Tim Ferris has one of the best podcast series around and his most recent podcast with author, Walter Issacson does not disappoint. Issacson is the author of many biographies, including The Innovators, Steve Jobs, Einstein: His Life and Universe, Benjamin Franklin: An American Life, Kissinger: A Biography, and his most recent, Leonardo da Vinci. Both Ferris and Issacson have made their life work to tease out key stories, rituals, habits, and daily practices of well renown people.
You can listen to the podcast here.
Below I share some highlights and lessons that inspire my daily life.
“I think Leonardo da Vinci teaches us the value of both being focused on things that fascinate us but also, at times, being distracted and deciding to pursue some shiny new idea that you happen to stumble upon. Balancing intense focus with being interested in a whole lot of different things is something that we have to do in the Internet age.”

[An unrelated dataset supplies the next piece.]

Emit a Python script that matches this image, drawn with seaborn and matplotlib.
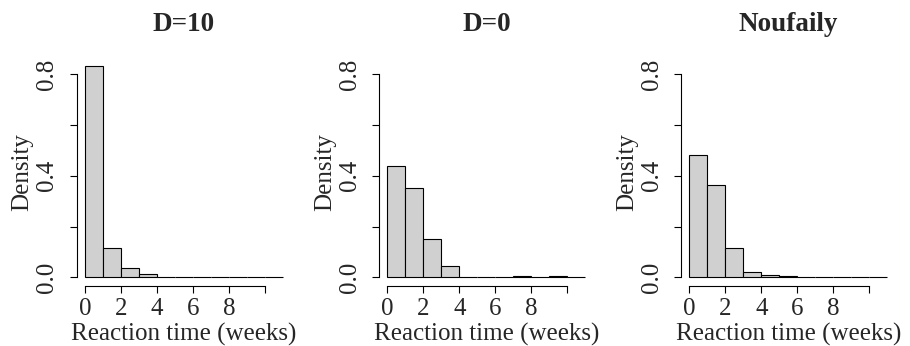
import numpy as np
import pandas as pd
import matplotlib
matplotlib.use("Agg")
import matplotlib.pyplot as plt
import seaborn as sns

# Histogram bin edges (weeks) and densities
bin_edges = [0, 1, 2, 3, 4, 5, 6, 7, 8, 9, 10, 11]
titles = ["D=10", "D=0", "Noufaily"]
dens_d10 = [0.832, 0.115, 0.035, 0.015, 0.0, 0.0, 0.0, 0.002, 0.0, 0.002, 0.0]
dens_d0 = [0.437, 0.353, 0.151, 0.046, 0.0, 0.0, 0.0, 0.005, 0.0, 0.005, 0.002]
dens_nou = [0.483, 0.363, 0.117, 0.022, 0.009, 0.004, 0.001, 0.0, 0.003, 0.0, 0.0]
x_ticks = [0, 2, 4, 6, 8, 10]
x_ticklabels = ["0", "2", "4", "6", "8", ""]
y_ticks = [0.0, 0.2, 0.4, 0.6, 0.8]
y_ticklabels = ["0.0", "", "0.4", "", "0.8"]

sns.set_style("white")
plt.rcParams["font.family"] = ["Liberation Serif", "DejaVu Serif"]

fig = plt.figure(figsize=(9.10, 3.46), dpi=100)
lefts = [77 / 910, 379.4 / 910, 681.4 / 910]
bottom = (346 - 286) / 346
width = 214 / 910
height = 228.6 / 346

mids = [(bin_edges[i] + bin_edges[i + 1]) / 2 for i in range(len(bin_edges) - 1)]
fs = 18

for left, title, dens in zip(lefts, titles, [dens_d10, dens_d0, dens_nou]):
    ax = fig.add_axes([left, bottom, width, height])
    df = pd.DataFrame({"t": mids, "d": dens})
    sns.histplot(data=df, x="t", weights="d", bins=bin_edges, stat="count",
                 color="#D0D0D0", edgecolor="black", linewidth=0.8, alpha=1.0, ax=ax)
    ax.set_xlim(-0.44, 11.44)
    ax.set_ylim(-0.034, 0.866)
    for s in ["top", "right"]:
        ax.spines[s].set_visible(False)
    ax.spines["left"].set_bounds(0, 0.8)
    ax.spines["bottom"].set_bounds(0, 10)
    for s in ["left", "bottom"]:
        ax.spines[s].set_linewidth(0.8)
        ax.spines[s].set_color("black")
    ax.set_xticks(x_ticks)
    ax.set_xticklabels(x_ticklabels, fontsize=fs)
    ax.set_yticks(y_ticks)
    ax.set_yticklabels(y_ticklabels, fontsize=fs, rotation=90, va="center")
    ax.tick_params(axis="both", direction="out", length=5, width=0.8, color="black",
                   bottom=True, left=True)
    ax.tick_params(axis="x", pad=3.5)
    ax.tick_params(axis="y", pad=8.5)
    ax.set_xlabel("Reaction time (weeks)", fontsize=fs, labelpad=2)
    ax.set_ylabel("Density", fontsize=fs, labelpad=2)
    ax.set_title(title, fontsize=19.5, fontweight="bold", pad=19)
    ax.grid(False)

fig.savefig("out.png", dpi=100)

“We relate to Leonardo da Vinci because his genius was just being passionately curious about everything. He wanted to know everything he could know about our universe, including how we fit into it. We can’t all have a superhuman intellect like Albert Einstein’s, but we can be super-curious. And we can also quit smashing curiosity out of the hands our children.”
“Leonardo da Vinci had such a playful curiosity. If you read his notebooks, you’ll see he’s curious about what the tongue of a woodpecker looks like, but also why the sky is blue, or how an emotion forms on somebody’s lips. He understood the beauty of everything. I’ve admired Leonardo my whole life, both as a kid who loved engineering – he was one of the coolest engineers in history – and then as a college student, when I travelled to see his notebooks and paintings.”
“Throughout his life, Albert Einstein would retain the intuition and the awe of a child. He never lost his sense of wonder at the magic of nature’s phenomena-magnetic fields, gravity, inertia, acceleration, light beams-which grown-ups find so commonplace. He retained the ability to hold two thoughts in his mind simultaneously, to be puzzled when they conflicted, and to marvel when he could smell an underlying unity. “People like you and me never grow old,” he wrote a friend later in life. “We never cease to stand like curious children before the great mystery into which we were born.”
“And by reading his notebooks,” Isaacson continues, “whenever I had the chance and marvelling at how much he crammed on a page, I could see the connection that his mind made as it danced across nature, from the beauty of a woman’s smile to the miracle of a bird in flight.”
“I think that in order to be innovative,” says Isaacson, “you have to question the traditional ways of doing things. Leonardo did that. Steve Jobs did that. Einstein did that … It is the nature of creativity to not just do what was done before, and whether it was Leonardo’s flying machines or his drawings of a dissection of a human body or his plan to divert rivers, or his way of making the smile of the Mona Lisa so mysterious, all of that was a great act of creativity.”
“One of the things I’ve learned from Leonardo is how to be even more curious and how to be more observant; how to make lists every morning of the things I want to learn or the questions I want to ask. We can all be more observant and more curious … Leonardo made me more intentionally curious.”
Issacson has written biographies of so many geniuses that we can use as models and mentors for creativity, education, and passion. In all of his subjects, including his newest book on Leonardo da Vinci, stayed curious, admired beauty in the world, learn through travel, and keep journals with questions you wish to pursue daily.